Refiners Face Shakeout in Coming Years - Deloitte

By Erwin Seba
Reuters
Jul 9, 2009

U.S. refiners face a shakeout due to pending environmental regulations in the coming years that could shrink national refining capacity by up to 2 million barrels per day (bpd), according to a study issued on Thursday by financial consultant Deloitte.

"As the impact of the new regulations is realized over the next several years, up to 2 million bpd of crude processing capacity in this country may be eliminated," according to the study.

The Deloitte study follows similar research issued throughout the year that temporary reductions in U.S. refining capacity because of the recession would likely become permanent in the next 10 years as new vehicle efficiency standards and requirements for renewable fuels cut the need for motor fuels made from crude oil.

Refiners have temporarily shuttered refineries and individual processing units throughout the year as the economic downturn crushed demand for motor fuels.

Valero Energy Corp (VLO.N: Quote, Profile, Research, Stock Buzz) said on Thursday it had turned off the first units in a sequential plantwide shutdown that could last up to three months at its 235,000-bpd Aruba refinery, which supplies the U.S. market.

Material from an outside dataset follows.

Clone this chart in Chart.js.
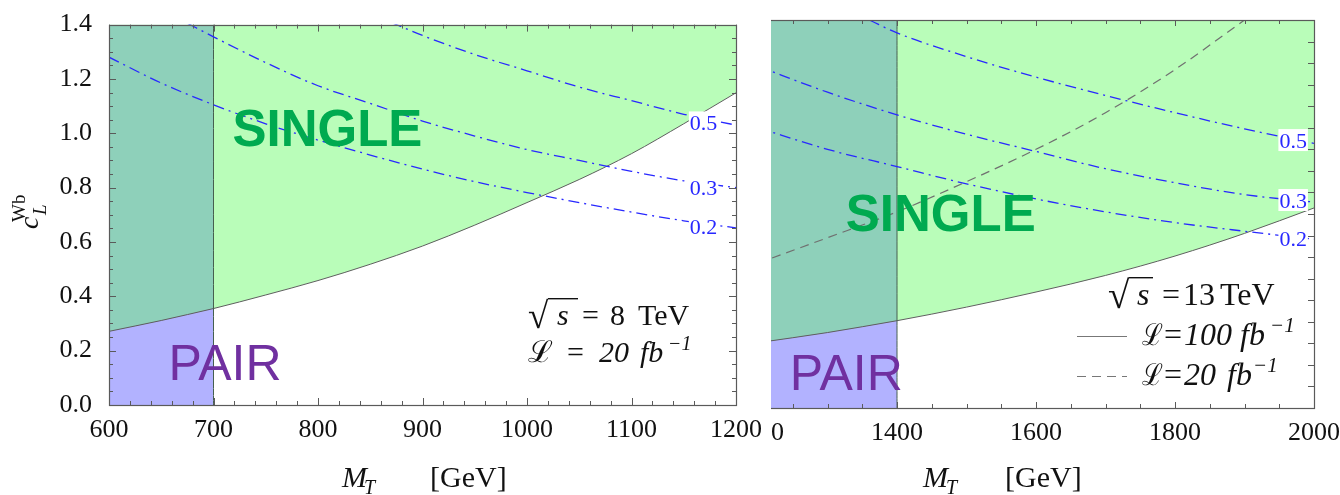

On Wednesday, the U.S. Energy Information Administration said U.S. refinery utilization was running at 86.8 percent of national capacity of 17.67 million bpd. [EIA/S]

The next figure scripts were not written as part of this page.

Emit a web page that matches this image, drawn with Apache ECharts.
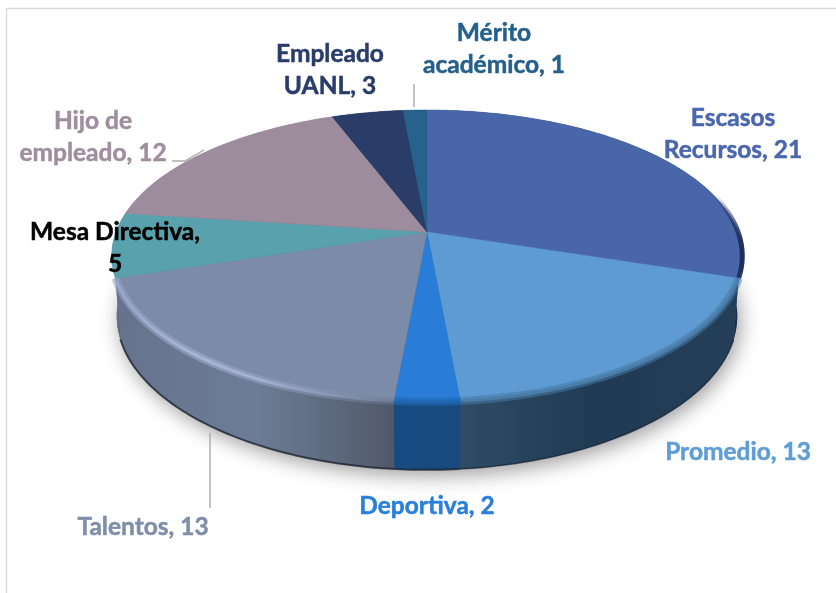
<!DOCTYPE html>
<html>
<head>
<meta charset="utf-8">
<style>html,body{margin:0;padding:0;background:#fff}#c{width:836px;height:593px}</style>
<script src="https://cdn.jsdelivr.net/npm/echarts@6/dist/echarts.min.js"></script>
</head>
<body>
<div id="c"></div>
<script>
// Data, clockwise from 12 o'clock
var categories = ['Escasos Recursos', 'Promedio', 'Deportiva', 'Talentos', 'Mesa Directiva', 'Hijo de empleado', 'Empleado UANL', 'Mérito académico'];
var values = [21, 13, 2, 13, 5, 12, 3, 1];
var labelLines = [['Escasos', 'Recursos, 21'], ['Promedio, 13'], ['Deportiva, 2'], ['Talentos, 13'], ['Mesa Directiva,', '5'], ['Hijo de', 'empleado, 12'], ['Empleado', 'UANL, 3'], ['Mérito', 'académico, 1']];

// Styles
var topColors = ['#4866a8', '#5e9bd2', '#2a7dd6', '#7c8ca8', '#5aa1ae', '#9c8c9d', '#2a3c68', '#27628d'];
var labelColors = ['#4a66ac', '#5f9dd5', '#2a7fdb', '#7f8fa9', '#000000', '#9e8e9e', '#2a3d6a', '#25608c'];
var sideStops = [
  ['#1e2c56', '#1e2c56'], ['#2f4c66', '#1f3a52', '#243f57'], ['#174c82', '#184a7e'], ['#66738c', '#6d7c96', '#50596a'],
  ['#66738c', '#66738c'], ['#8a7c8c', '#8a7c8c'], ['#1e2c50', '#1e2c50'], ['#1c4a6c', '#1c4a6c']
];
var labelBoxes = [[733, 118], [738, 452], [427, 506], [143, 527], [115, 232], [93, 121], [330, 54], [494, 33]];
var leaderLines = [[[210, 433], [210, 508]], [[414, 84], [414, 107]], [[172, 161], [185, 161], [204, 150]]];

var total = values.reduce(function (a, b) { return a + b; }, 0);
var CX = 427, APEX_Y = 232, RX = 311, RY = 142, K = 0.164;
var TOP_CY = 256, TOP_RY = 146, BOT_CY = 316, BOT_RY = 154, BOT_SX = 0.984;

function project(deg) {
  var t = deg * Math.PI / 180, u = Math.sin(t), v = Math.cos(t), w = 1 + K * v;
  return [CX + RX * u / w, APEX_Y - RY * v / w];
}
function toBottom(p) {
  return [CX + (p[0] - CX) * BOT_SX, BOT_CY + (p[1] - TOP_CY) * BOT_RY / TOP_RY];
}
function sliceRange(i) {
  var before = 0;
  for (var j = 0; j < i; j++) before += values[j];
  return [before / total * 360, (before + values[i]) / total * 360];
}
function arc(a0, a1) {
  var pts = [], n = Math.max(2, Math.ceil(a1 - a0));
  for (var s = 0; s <= n; s++) pts.push(project(a0 + (a1 - a0) * s / n));
  return pts;
}
function hGradient(x0, x1, colors) {
  return {
    type: 'linear', global: true, x: x0, y: 0, x2: x1, y2: 0,
    colorStops: colors.map(function (c, i) { return { offset: i / (colors.length - 1), color: c }; })
  };
}
function softLine(points, stroke, width, halo) {
  return {
    type: 'polyline', shape: { points: points },
    style: { fill: null, stroke: stroke, lineWidth: width, lineCap: 'butt', shadowBlur: halo ? 4 : 0, shadowColor: halo || 'transparent' }
  };
}

function renderBase() {
  var pts = arc(0, 360).map(toBottom);
  return { type: 'polygon', shape: { points: pts }, style: { fill: '#445', shadowBlur: 20, shadowColor: 'rgba(0,0,0,0.38)', shadowOffsetY: 6, shadowOffsetX: 3 } };
}
function renderSide(params) {
  var i = params.dataIndex, r = sliceRange(i), top = arc(r[0], r[1]);
  var bottom = top.map(toBottom);
  var pts = top.concat(bottom.slice().reverse());
  var xs = pts.map(function (p) { return p[0]; });
  var x0 = Math.min.apply(null, xs), x1 = Math.max.apply(null, xs);
  var children = [{ type: 'polygon', shape: { points: pts }, style: { fill: hGradient(x0, x1, sideStops[i]) } }];
  if (i === 3 || i === 2) children.push(softLine(bottom, 'rgba(28,32,44,0.75)', 2));
  if (i === 1) children.push(softLine(bottom, 'rgba(20,36,54,0.7)', 1.5));
  return { type: 'group', children: children };
}
function renderTop(params) {
  var i = params.dataIndex, r = sliceRange(i), edge = arc(r[0], r[1]);
  var children = [{
    type: 'polygon', shape: { points: [[CX, APEX_Y]].concat(edge) },
    style: { fill: topColors[i], stroke: topColors[i], lineWidth: 0.5 }
  }];
  if (i === 0) children.push(softLine(edge, hGradient(716, 742, ['rgba(30,44,90,0)', 'rgba(26,38,84,0.95)']), 5));
  if (i === 1) {
    children.push(softLine(edge, 'rgba(70,120,165,0.55)', 8));
    children.push(softLine(edge, '#4a7ca8', 3));
  }
  if (i === 2) {
    children.push(softLine(edge, 'rgba(32,105,185,0.6)', 8));
    children.push(softLine(edge, '#2068b3', 3));
  }
  if (i === 3) {
    children.push(softLine(edge, hGradient(116, 394, ['rgba(152,166,200,0.55)', 'rgba(166,179,214,0.55)', 'rgba(150,162,195,0.45)', 'rgba(110,124,150,0.4)']), 8));
    children.push(softLine(edge, hGradient(116, 394, ['#97a5c8', '#a8b5d8', '#a4b1d3', '#8b99b5', '#6f7c94']), 3));
  }
  return { type: 'group', children: children };
}
function renderLeader(params) {
  return { type: 'polyline', shape: { points: leaderLines[params.dataIndex] }, style: { fill: null, stroke: '#a9a9a9', lineWidth: 1.4 } };
}
function renderLabel(params) {
  var i = params.dataIndex, box = labelBoxes[i];
  return {
    type: 'group',
    children: labelLines[i].map(function (line, n) {
      return {
        type: 'text', z2: 10,
        style: { x: box[0], y: box[1] + n * 32, text: line, align: 'center', verticalAlign: 'middle', fill: labelColors[i], stroke: labelColors[i], lineWidth: 0.5, font: 'bold 24.5px Lato' }
      };
    })
  };
}

var chart = echarts.init(document.getElementById('c'), null, { renderer: 'canvas' });
chart.setOption({
  animation: false,
  backgroundColor: '#ffffff',
  graphic: [{ type: 'polyline', silent: true, shape: { points: [[6.5, 593], [6.5, 8.5], [836, 8.5]] }, style: { fill: null, stroke: '#dcdcdc', lineWidth: 1.5 } }],
  series: [
    { type: 'custom', coordinateSystem: 'none', silent: true, z: 1, data: [total], renderItem: renderBase },
    { type: 'custom', coordinateSystem: 'none', silent: true, z: 2, data: values, renderItem: renderSide },
    { type: 'custom', coordinateSystem: 'none', silent: true, z: 3, data: values, renderItem: renderTop },
    { type: 'custom', coordinateSystem: 'none', silent: true, z: 4, data: leaderLines.map(function (l) { return l.length; }), renderItem: renderLeader },
    { type: 'custom', coordinateSystem: 'none', silent: true, z: 5, data: values, renderItem: renderLabel }
  ]
});
</script>
</body>
</html>
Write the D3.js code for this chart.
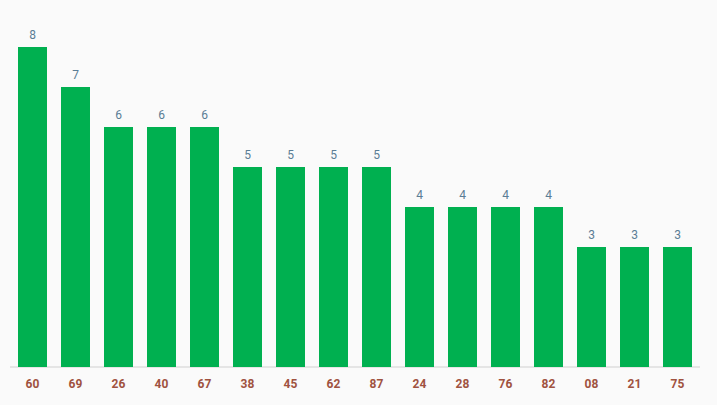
<!DOCTYPE html>
<html><head><meta charset="utf-8">
<script src="https://cdn.jsdelivr.net/npm/d3@7"></script>
<style>body{margin:0;background:#fafafa;}svg{display:block;}</style>
</head><body>
<script>
var categories = ["60","69","26","40","67","38","45","62","87","24","28","76","82","08","21","75"];
var values = [8,7,6,6,6,5,5,5,5,4,4,4,4,3,3,3];

var W = 717, H = 405, base = 367;
var svg = d3.select("body").append("svg").attr("width", W).attr("height", H);
svg.append("rect").attr("width", W).attr("height", H).attr("fill", "#fafafa");

var x = d3.scaleBand().domain(categories).range([11, 699])
    .paddingInner(0.326).paddingOuter(0.163);
var y = d3.scaleLinear().domain([0, 8]).range([base, 47]);

svg.append("line").attr("x1", 10).attr("x2", 700).attr("y1", base).attr("y2", base)
    .attr("stroke", "#d0d0d0").attr("stroke-width", 1);

svg.selectAll("rect.bar").data(values).enter().append("rect")
    .attr("class", "bar")
    .attr("x", function(d, i){ return x(categories[i]); })
    .attr("y", function(d){ return y(d); })
    .attr("width", x.bandwidth())
    .attr("height", function(d){ return base - y(d); })
    .attr("fill", "#00b050");

svg.selectAll("text.val").data(values).enter().append("text")
    .attr("x", function(d, i){ return x(categories[i]) + x.bandwidth() / 2; })
    .attr("y", function(d){ return y(d) - 8; })
    .attr("text-anchor", "middle")
    .attr("font-family", "Roboto, sans-serif").attr("font-size", 12)
    .attr("fill", "#5a7d95")
    .text(function(d){ return d; });

svg.selectAll("text.cat").data(categories).enter().append("text")
    .attr("x", function(d){ return x(d) + x.bandwidth() / 2; })
    .attr("y", 388)
    .attr("text-anchor", "middle")
    .attr("font-family", "Roboto, sans-serif").attr("font-size", 12).attr("font-weight", "bold")
    .attr("fill", "#a0523f")
    .text(function(d){ return d; });
</script>
</body></html>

Refiners that have invested heavily in the past decade to shift their plants to run cheaper heavy, sour crude oil grades will likely face new hurdles in rules to limit carbon emissions expected to take effect within 10 years.

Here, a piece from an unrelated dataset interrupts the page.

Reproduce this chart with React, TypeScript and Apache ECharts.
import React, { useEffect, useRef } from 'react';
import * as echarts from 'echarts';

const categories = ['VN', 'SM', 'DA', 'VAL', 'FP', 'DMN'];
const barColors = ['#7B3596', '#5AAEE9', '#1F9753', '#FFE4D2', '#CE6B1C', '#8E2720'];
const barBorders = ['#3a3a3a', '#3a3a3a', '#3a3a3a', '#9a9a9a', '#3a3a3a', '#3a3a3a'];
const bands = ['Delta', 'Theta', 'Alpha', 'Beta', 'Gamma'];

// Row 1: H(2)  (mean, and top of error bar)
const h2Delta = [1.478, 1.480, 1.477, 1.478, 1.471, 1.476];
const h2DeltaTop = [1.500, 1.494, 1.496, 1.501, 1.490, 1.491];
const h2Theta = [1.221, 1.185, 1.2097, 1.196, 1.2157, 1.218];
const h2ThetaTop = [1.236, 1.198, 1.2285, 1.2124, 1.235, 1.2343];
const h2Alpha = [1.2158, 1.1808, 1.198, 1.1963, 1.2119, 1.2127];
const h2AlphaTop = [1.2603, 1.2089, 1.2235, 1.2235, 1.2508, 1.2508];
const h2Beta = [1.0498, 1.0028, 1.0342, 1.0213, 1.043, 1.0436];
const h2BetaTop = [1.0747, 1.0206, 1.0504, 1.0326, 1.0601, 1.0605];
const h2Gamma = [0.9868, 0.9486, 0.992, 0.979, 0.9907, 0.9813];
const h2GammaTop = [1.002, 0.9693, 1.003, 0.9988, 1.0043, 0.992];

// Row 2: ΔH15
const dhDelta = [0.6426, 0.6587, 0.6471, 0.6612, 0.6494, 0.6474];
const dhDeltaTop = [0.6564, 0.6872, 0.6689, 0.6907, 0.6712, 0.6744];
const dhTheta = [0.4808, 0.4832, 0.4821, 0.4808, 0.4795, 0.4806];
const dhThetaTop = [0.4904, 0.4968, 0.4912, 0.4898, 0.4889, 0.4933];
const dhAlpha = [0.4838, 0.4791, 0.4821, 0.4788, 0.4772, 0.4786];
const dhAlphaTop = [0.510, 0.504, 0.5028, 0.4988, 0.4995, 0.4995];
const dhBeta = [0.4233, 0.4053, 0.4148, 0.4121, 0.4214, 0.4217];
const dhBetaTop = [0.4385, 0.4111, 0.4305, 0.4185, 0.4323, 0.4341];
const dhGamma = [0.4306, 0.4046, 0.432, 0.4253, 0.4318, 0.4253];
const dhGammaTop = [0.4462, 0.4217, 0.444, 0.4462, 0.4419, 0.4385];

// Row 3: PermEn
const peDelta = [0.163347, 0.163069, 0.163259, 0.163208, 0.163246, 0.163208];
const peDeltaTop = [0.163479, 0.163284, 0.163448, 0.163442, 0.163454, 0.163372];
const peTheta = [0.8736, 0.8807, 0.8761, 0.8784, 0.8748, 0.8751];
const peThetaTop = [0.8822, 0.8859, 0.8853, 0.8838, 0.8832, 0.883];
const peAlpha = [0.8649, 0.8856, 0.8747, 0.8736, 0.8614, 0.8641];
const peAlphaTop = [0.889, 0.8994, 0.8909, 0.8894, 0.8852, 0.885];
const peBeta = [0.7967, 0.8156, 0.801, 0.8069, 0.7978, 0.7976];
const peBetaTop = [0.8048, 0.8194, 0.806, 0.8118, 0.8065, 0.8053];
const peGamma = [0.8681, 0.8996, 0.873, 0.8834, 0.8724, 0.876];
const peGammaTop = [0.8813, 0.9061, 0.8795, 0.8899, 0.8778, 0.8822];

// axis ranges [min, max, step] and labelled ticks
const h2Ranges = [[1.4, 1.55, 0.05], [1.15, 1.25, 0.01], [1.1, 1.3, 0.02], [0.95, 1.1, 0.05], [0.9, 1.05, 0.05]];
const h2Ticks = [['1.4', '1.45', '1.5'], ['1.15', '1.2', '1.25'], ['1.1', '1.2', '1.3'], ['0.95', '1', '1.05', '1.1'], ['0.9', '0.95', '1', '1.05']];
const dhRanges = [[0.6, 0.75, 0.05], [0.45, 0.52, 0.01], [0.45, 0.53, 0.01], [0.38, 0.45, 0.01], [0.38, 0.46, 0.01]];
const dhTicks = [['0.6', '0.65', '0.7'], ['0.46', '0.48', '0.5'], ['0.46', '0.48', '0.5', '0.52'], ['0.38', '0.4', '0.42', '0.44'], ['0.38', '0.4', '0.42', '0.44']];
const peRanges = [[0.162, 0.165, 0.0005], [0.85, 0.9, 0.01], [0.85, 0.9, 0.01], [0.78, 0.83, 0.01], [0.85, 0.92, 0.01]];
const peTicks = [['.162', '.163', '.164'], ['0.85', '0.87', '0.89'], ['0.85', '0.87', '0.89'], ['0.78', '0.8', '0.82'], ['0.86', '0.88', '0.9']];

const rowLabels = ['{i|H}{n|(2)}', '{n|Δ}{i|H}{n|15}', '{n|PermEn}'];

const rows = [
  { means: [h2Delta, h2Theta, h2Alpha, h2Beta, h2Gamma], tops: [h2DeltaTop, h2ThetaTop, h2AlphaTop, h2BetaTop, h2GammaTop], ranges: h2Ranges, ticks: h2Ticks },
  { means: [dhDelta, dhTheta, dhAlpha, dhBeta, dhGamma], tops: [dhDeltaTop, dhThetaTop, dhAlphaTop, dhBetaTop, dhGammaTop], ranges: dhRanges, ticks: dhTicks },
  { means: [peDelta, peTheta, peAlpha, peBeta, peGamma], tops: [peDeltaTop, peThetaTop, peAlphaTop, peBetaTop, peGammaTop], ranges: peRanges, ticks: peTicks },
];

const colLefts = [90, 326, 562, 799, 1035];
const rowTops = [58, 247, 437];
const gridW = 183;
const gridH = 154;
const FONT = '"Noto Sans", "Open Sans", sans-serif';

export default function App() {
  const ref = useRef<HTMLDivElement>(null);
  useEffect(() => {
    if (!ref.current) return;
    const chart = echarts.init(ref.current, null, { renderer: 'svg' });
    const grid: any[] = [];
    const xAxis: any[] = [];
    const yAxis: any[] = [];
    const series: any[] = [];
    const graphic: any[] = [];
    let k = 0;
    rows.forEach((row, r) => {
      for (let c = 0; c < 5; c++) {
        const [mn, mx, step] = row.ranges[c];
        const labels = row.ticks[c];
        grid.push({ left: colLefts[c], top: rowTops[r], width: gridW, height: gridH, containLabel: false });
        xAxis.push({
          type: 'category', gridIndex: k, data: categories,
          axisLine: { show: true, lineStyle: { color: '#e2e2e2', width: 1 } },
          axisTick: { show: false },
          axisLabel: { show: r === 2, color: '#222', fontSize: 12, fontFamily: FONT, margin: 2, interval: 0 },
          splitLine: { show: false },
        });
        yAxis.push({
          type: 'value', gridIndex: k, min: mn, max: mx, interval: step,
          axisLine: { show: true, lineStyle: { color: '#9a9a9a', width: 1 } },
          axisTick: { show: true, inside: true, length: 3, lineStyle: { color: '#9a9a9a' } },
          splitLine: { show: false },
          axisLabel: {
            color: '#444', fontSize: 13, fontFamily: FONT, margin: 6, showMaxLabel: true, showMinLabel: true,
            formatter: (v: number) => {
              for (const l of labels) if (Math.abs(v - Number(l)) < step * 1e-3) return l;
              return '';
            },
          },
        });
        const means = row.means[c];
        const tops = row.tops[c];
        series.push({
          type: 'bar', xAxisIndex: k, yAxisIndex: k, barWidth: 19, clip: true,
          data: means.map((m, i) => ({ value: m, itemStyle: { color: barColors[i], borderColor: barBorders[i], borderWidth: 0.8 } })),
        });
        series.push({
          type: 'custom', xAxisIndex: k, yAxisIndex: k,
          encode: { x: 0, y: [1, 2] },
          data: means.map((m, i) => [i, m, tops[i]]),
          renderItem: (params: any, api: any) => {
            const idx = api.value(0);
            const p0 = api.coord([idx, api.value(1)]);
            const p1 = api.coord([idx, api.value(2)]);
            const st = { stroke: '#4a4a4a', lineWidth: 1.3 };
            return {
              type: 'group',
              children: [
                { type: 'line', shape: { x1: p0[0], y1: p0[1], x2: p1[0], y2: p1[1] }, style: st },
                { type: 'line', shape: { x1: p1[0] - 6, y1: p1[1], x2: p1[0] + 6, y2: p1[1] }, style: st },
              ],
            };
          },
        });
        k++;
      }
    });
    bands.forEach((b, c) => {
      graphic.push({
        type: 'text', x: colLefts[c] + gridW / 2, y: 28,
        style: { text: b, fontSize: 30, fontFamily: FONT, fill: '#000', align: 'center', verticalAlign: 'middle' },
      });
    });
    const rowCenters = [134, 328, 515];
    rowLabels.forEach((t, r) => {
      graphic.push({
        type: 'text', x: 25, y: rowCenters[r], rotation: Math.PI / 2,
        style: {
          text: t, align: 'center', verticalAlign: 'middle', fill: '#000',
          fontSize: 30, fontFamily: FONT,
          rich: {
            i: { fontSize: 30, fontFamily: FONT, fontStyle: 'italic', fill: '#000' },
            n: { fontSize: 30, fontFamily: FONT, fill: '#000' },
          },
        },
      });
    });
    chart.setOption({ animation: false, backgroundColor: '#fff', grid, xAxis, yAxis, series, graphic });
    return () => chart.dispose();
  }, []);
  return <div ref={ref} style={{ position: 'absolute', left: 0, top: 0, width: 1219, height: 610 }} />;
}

"The added processing needed to turn this more challenging feedstock into clean fuels consumes more energy than refining light, sweet crude," the study said. "With the advent of caps on carbon emissions, what once looked like a cheap feedstock may now mean a costly carbon footprint."

Some refiners are already adapting to the new challenges their industry will face, according to the study.

"Valero and Sunoco Inc (SUN.N: Quote, Profile, Research, Stock Buzz) have recently announced significant acquisitions of ethanol manufacturing plants from distressed sellers," the study said.

Refiners are also seeking ways to produce biofuels in addition to adding ethanol facilities.

"The future of a refinery will depend on whether it is a low-cost operator, the sort of competition it faces, and whether its profits justify the cost to comply with regulatory changes," according to the study.